And it's even got suicide doors.
The new MX-30 is Mazda's first production EV. Yet that's not even the most interesting thing about the tall hatchback crossover, which officially made its debut at the 2019 Tokyo Motor Show on Wednesday.
For starters, there's the design. The front fascia shows a clear, yet evolutionary link to Mazda's other crossover SUVs -- namely the CX-5 . But look at it from the profile, and the fast roofline lends itself to a slightly more sporty nature. Two small suicide doors give passengers access to the rear seats, which is a nice nod to this unusual four-door configuration last seen on the Mazda RX-8 sports car.

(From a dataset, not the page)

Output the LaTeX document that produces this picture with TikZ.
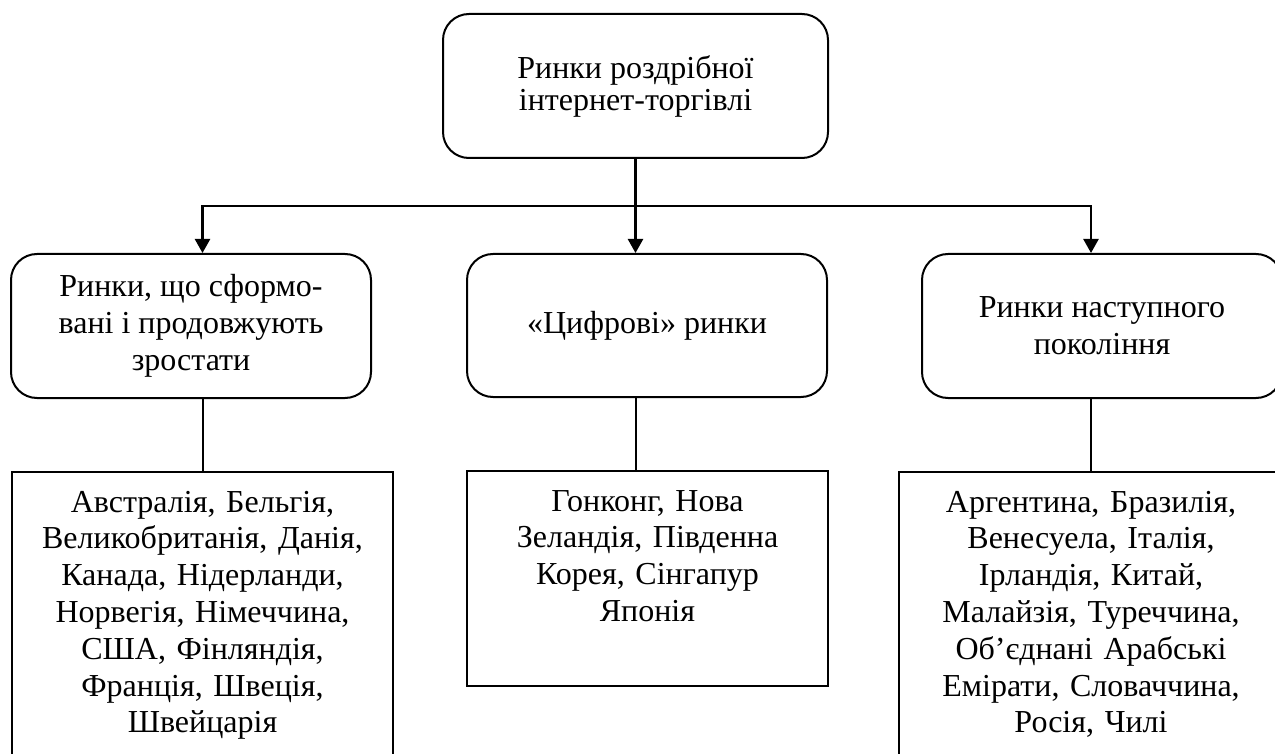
\documentclass[tikz,border=0pt]{standalone}
\usepackage{fontspec}
\setmainfont{Liberation Serif}
\usetikzlibrary{arrows.meta,calc}

\begin{document}
\begin{tikzpicture}[x=0.5pt,y=-0.5pt,>={Triangle[length=7pt,width=7.5pt]},
    roundbox/.style={draw,line width=1pt,rounded corners=13pt,inner sep=0pt,
      align=center,font=\fontsize{16}{18.4}\selectfont},
    listbox/.style={draw,line width=1pt,inner sep=0pt,anchor=north,align=center,
      text height=20pt,font=\fontsize{16}{18.4}\selectfont},
    link/.style={line width=1pt},
    arr/.style={line width=1.2pt,->}]
  \useasboundingbox (0,0) rectangle (1275,754);
  % top
  \node[roundbox,minimum width=192.5pt,minimum height=72pt,
    font=\fontsize{16}{16}\selectfont] (top) at (635.5,86)
    {Ринки роздрібної\\інтернет-торгівлі};
  % middle row
  \node[roundbox,minimum width=180pt,minimum height=72pt] (mid1) at (191,326)
    {Ринки, що сформо-\\вані і продовжують\\зростати};
  \node[roundbox,minimum width=180pt,minimum height=71.5pt] (mid2) at (647,325.5)
    {«Цифрові» ринки};
  \node[roundbox,minimum width=180pt,minimum height=72pt] (mid3) at (1102,326)
    {Ринки наступного\\покоління};
  % lists
  \node[listbox,text width=190.5pt,text depth=200pt] (low1) at (202.5,471)
    {Австралія, Бельгія,\\Великобританія, Данія,\\Канада, Нідерланди,\\
     Норвегія, Німеччина,\\США, Фінляндія,\\Франція, Швеція,\\Швейцарія};
  \node[listbox,text width=180.5pt,text depth=87.5pt] (low2) at (647.5,470)
    {Гонконг, Нова\\Зеландія, Південна\\Корея, Сінгапур\\Японія};
  \node[listbox,text width=192pt,text depth=200pt] (low3) at (1091,471)
    {Аргентина, Бразилія,\\Венесуела, Італія,\\Ірландія, Китай,\\
     Малайзія, Туреччина,\\Об’єднані Арабські\\Емірати, Словаччина,\\Росія, Чилі};
  % arrows
  \coordinate (split) at (top.south |- 0,206);
  \draw[arr] (top.south) -- (top.south |- mid2.north);
  \draw[arr] (split) -| (low1.north |- mid1.north);
  \draw[arr] (split) -| (low3.north |- mid3.north);
  \draw[link] (low1.north |- mid1.south) -- (low1.north);
  \draw[link] (top.south |- mid2.south) -- (top.south |- low2.north);
  \draw[link] (low3.north |- mid3.south) -- (low3.north);
\end{tikzpicture}
\end{document}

Inside, the gauge cluster and dashboard have a simple design, not unlike that of the new Mazda3 . The MX-30 gets a 7-inch touchscreen below the dash, which is where the climate controls are found. It lives on a floating console with storage space underneath, which also houses the electronic gear shifter and control knob for the infotainment screen atop the dash.
Speaking of the center console, it's largely made of cork. Mazda says cork "is a naturally derived product with low environmental impact," lending to the overall nature-friendly theme of this electric vehicle. Mazda notes this is also a throwback to the automaker's original 1920 founding as the Toyo Cork Kogyo Company.
Most of the interior is lined in soft fabric that's actually made from recycled bottles. Two passengers can sit comfortably up front, with three rear seats accessible via the rear-hinged side doors (which Mazda calls "freestyle doors"). The automaker says the front doors can open 82 degrees, while the rear doors open to 80 degrees, making it easier to get in and out of the MX-30. The removal of a B-pillar makes it easier for folks to climb in and out of the back, too. Behind those seats, Mazda says the MX-30 can accommodate four carry-on suitcases.
The MX-30 is powered by a 35.5-kilowatt-hour lithium-ion battery. Unfortunately, output numbers -- as well as an estimated electric driving range -- are not available as of this writing. The usual Level 1 and Level 2 charging options are available, as well as a combination-spec DC fast-charger.
The MX-30's e-Skyactiv powertrain allows for regenerative braking, with fore-aft G-force control for more natural body movements. (Very Mazda.) The company's G-Vectoring Control is also on hand to help manage side-to-side motions and keep body roll in check. Combined with Mazda's hallmark steering feel, the MX-30 ought to be pretty entertaining to drive -- with lots of torque on tap for off-the-line acceleration.
That said, Mazda appears to have unfortunately fitted the MX-30 with fake powertrain noise. According to the company's statement, "Mazda's e-Skyactiv provides aural feedback to the driver that enables him or her to subconsciously recognize the torque status of the power unit and thus control vehicle speed with greater precision. For example, when people hear the sound of a river flowing, they can imagine the amount of water and speed at which it is flowing based solely on the sound frequency and sound pressure. Mazda takes advantage of this human characteristic by actively controlling the sound through the audio system in a way that sounds natural and pleasing to the driver's ears." We'll be the judge of that.
Every MX-30 will come with Mazda's i-Activsense safety suite, which includes lane-keeping assist, blind-spot monitoring and automatic emergency braking with pedestrian, nighttime and bicycle detection. The latter can also prevent collisions while turning left at an intersection (on left-hand-drive vehicles, anyway).
The MX-30 will go on sale in Europe first, but is likely destined for other markets, as well.
We're big fans of the new MX-30. With its unique design and interior layout, and its focus on sustainable materials inside, Mazda's certainly doing a lot to set itself apart from every other compact EV on sale today. If it's priced right, drives well and if it has decent range, this thing could be a real winner.